Reason, Faith and Otherness in Neoplatonic and Early Christian Thought

By Kevin Corrigan Copyright 2013
    312 Pages
    by Routledge

    This book brings together a selection of Kevin Corrigan’s works published over the course of some 27 years. Its predominant theme is the encounter with otherness in ancient, medieval and modern thought and it ranges in scope from the Presocratics-through Plato, Aristotle, Plotinus and the late ancient period, on the one hand, and early Christian thought, especially Gregory of Nyssa, Augustine and, much later, Aquinas, on the other. Among the key questions examined are the relation between faith and reason; the nature of creation and insight, being and existence; literature, philosophy and the invention of the novel; personal, human and divine identity; the problem of evil (particularly here in Dostoevsky’s adaptation of a Platonic perspective); the character of ideas themselves; women saints in the early Church; love of God and love of neighbor; the development of Christian Trinitarian thinking; the strange notion of philosophy as prayer; and the mind/soul-body relation.

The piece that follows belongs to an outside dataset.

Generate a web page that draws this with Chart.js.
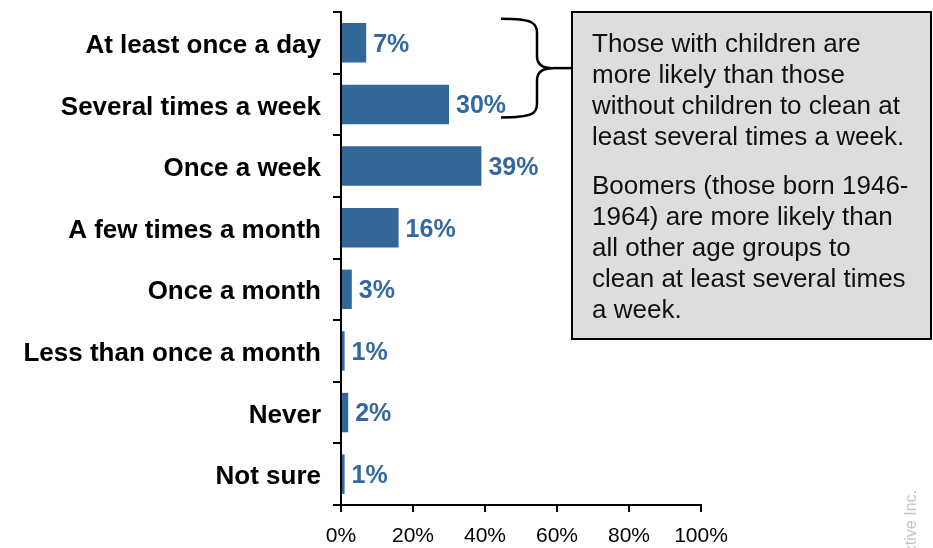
<!DOCTYPE html>
<html>
<head>
<meta charset="utf-8">
<script src="https://cdn.jsdelivr.net/npm/chart.js@4.4.1/dist/chart.umd.min.js"></script>
<style>
  html, body { margin: 0; padding: 0; background: #fff; }
  #wrap { width: 933px; height: 548px; position: relative; }
</style>
</head>
<body>
<div id="wrap"><canvas id="chart" width="933" height="548"></canvas></div>
<script>
const categories = [
  'At least once a day',
  'Several times a week',
  'Once a week',
  'A few times a month',
  'Once a month',
  'Less than once a month',
  'Never',
  'Not sure'
];
const shares = [7, 30, 39, 16, 3, 1, 2, 1];
const xTicks = [0, 20, 40, 60, 80, 100];

const noteParagraphs = [
  ['Those with children are', 'more likely than those', 'without children to clean at', 'least several times a week.'],
  ['Boomers (those born 1946-', '1964) are more likely than', 'all other age groups to', 'clean at least several times', 'a week.']
];

const BAR_BLUE = '#336699';
const LABEL_BLUE = '#3468a0';
const FONT = '"Liberation Sans", Arial, sans-serif';

// percent labels just past the end of each bar
const valueLabels = {
  id: 'valueLabels',
  afterDatasetsDraw(chart) {
    const ctx = chart.ctx;
    const meta = chart.getDatasetMeta(0);
    ctx.save();
    ctx.font = 'bold 25px ' + FONT;
    ctx.fillStyle = LABEL_BLUE;
    ctx.textAlign = 'left';
    ctx.textBaseline = 'middle';
    meta.data.forEach((bar, i) => {
      ctx.fillText(shares[i] + '%', bar.x + 7, bar.y + 2);
    });
    ctx.restore();
  }
};

// callout box, brace over the first two rows, and the side credit line
const callout = {
  id: 'callout',
  afterDraw(chart) {
    const ctx = chart.ctx;
    const y = chart.scales.y;
    ctx.save();

    // box
    const bx = 572, by = 12, bw = 359, bh = 327;
    ctx.fillStyle = '#dddddd';
    ctx.fillRect(bx, by, bw, bh);
    ctx.strokeStyle = '#000';
    ctx.lineWidth = 2;
    ctx.strokeRect(bx, by, bw, bh);

    // text
    ctx.fillStyle = '#111';
    ctx.font = '26px ' + FONT;
    ctx.textAlign = 'left';
    ctx.textBaseline = 'middle';
    let ty = 45;
    noteParagraphs.forEach((para, p) => {
      if (p > 0) ty += 18;
      para.forEach(line => {
        ctx.fillText(line, 592, ty);
        ty += 31;
      });
    });

    // brace spanning the first two categories
    const top = y.getPixelForValue(0) - 24;
    const bot = y.getPixelForValue(1) + 13;
    const mid = (top + bot) / 2;
    const x0 = 501, x1 = 537, tip = 553;
    ctx.strokeStyle = '#000';
    ctx.lineWidth = 2.5;
    ctx.beginPath();
    ctx.moveTo(x0, top);
    ctx.bezierCurveTo(x1 - 4, top, x1, top + 4, x1, top + 14);
    ctx.lineTo(x1, mid - 12);
    ctx.bezierCurveTo(x1, mid - 2, tip - 8, mid, tip, mid);
    ctx.bezierCurveTo(tip - 8, mid, x1, mid + 2, x1, mid + 12);
    ctx.lineTo(x1, bot - 14);
    ctx.bezierCurveTo(x1, bot - 4, x1 - 4, bot, x0, bot);
    ctx.stroke();
    ctx.beginPath();
    ctx.moveTo(tip, mid);
    ctx.lineTo(bx, mid);
    ctx.stroke();

    // credit, running up the right edge
    ctx.translate(912, 490);
    ctx.rotate(-Math.PI / 2);
    ctx.font = '16px ' + FONT;
    ctx.fillStyle = '#c4c4c4';
    ctx.textAlign = 'right';
    ctx.fillText('Harris Interactive Inc.', 0, 0);
    ctx.restore();
  }
};

new Chart(document.getElementById('chart'), {
  type: 'bar',
  data: {
    labels: categories,
    datasets: [{
      data: shares,
      backgroundColor: BAR_BLUE,
      borderWidth: 0,
      barPercentage: 0.64,
      categoryPercentage: 1
    }]
  },
  options: {
    indexAxis: 'y',
    responsive: false,
    animation: false,
    devicePixelRatio: 1,
    layout: { padding: { top: 12, right: 232, bottom: 0, left: 0 } },
    plugins: { legend: { display: false }, tooltip: { enabled: false } },
    scales: {
      x: {
        min: 0,
        max: 100,
        afterBuildTicks: scale => { scale.ticks = xTicks.map(v => ({ value: v })); },
        afterFit: scale => { scale.height = 43; scale.paddingLeft = 0; scale.paddingRight = 0; },
        border: { display: true, color: '#000', width: 2 },
        grid: { drawOnChartArea: false, drawTicks: true, tickLength: 7, color: '#000', lineWidth: 2 },
        ticks: {
          callback: v => v + '%',
          color: '#000',
          padding: 12,
          maxRotation: 0,
          font: { family: FONT, size: 21 }
        }
      },
      y: {
        afterFit: scale => { scale.width = 341; scale.paddingTop = 0; scale.paddingBottom = 0; },
        border: { display: true, color: '#000', width: 2 },
        grid: { offset: true, drawOnChartArea: false, drawTicks: true, tickLength: 8, color: '#000', lineWidth: 2 },
        ticks: {
          color: '#000',
          padding: 12,
          labelOffset: 3,
          autoSkip: false,
          font: { family: FONT, size: 26, weight: 'bold' }
        }
      }
    }
  },
  plugins: [valueLabels, callout]
});
</script>
</body>
</html>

    Contents: Preface; Athens, Jerusalem and…: overcoming the exclusivist paradigms of the past; Body and soul in ancient religious experience; Plato’s Symposium and Bakhtin’s theory of the dialogical character of novelistic discourse (with Elena Glazov-Corrigan); Making sense of creative horizons in the thought of Aristotle, Plotinus, and Plato; ‘Solitary’ mysticism in Plotinus, Proclus, Gregory of Nyssa and Pseudo-Dionysius; Syncletica and Macrina: two early Lives of women saints; The problem of personal and human identity; Ousia and Hypostasis in the Trinitarian theology of the Cappadocian fathers: Basil and Gregory of Nyssa; Love of God, love of self, and love of neighbor: Augustine’s critical dialogue with Platonism; The soul-body relation in and before Augustine; Simmias’ objection to Socrates in the Phaedo: harmony, symphony and later Platonic/Patistric responses to the mind/soul-body question; Light and metaphor in Plotinus and St Thomas Aquinas; From Parmenides to Anselm: philosophy as prayer; The irreconcilable opposition between the Platonic and Aristotelian conceptions of soul and body in some ancient and mediaeval thinkers; Ivan’s devil in The Brothers Karamazov in the light of a traditional Platonic view of evil; Religion and philosophy in the Platonic tradition. Bibliography; Index.

    Biography

    Kevin Corrigan is Samuel Candler Dobbs Professor of Interdisciplinary Humanities at Emory University, USA.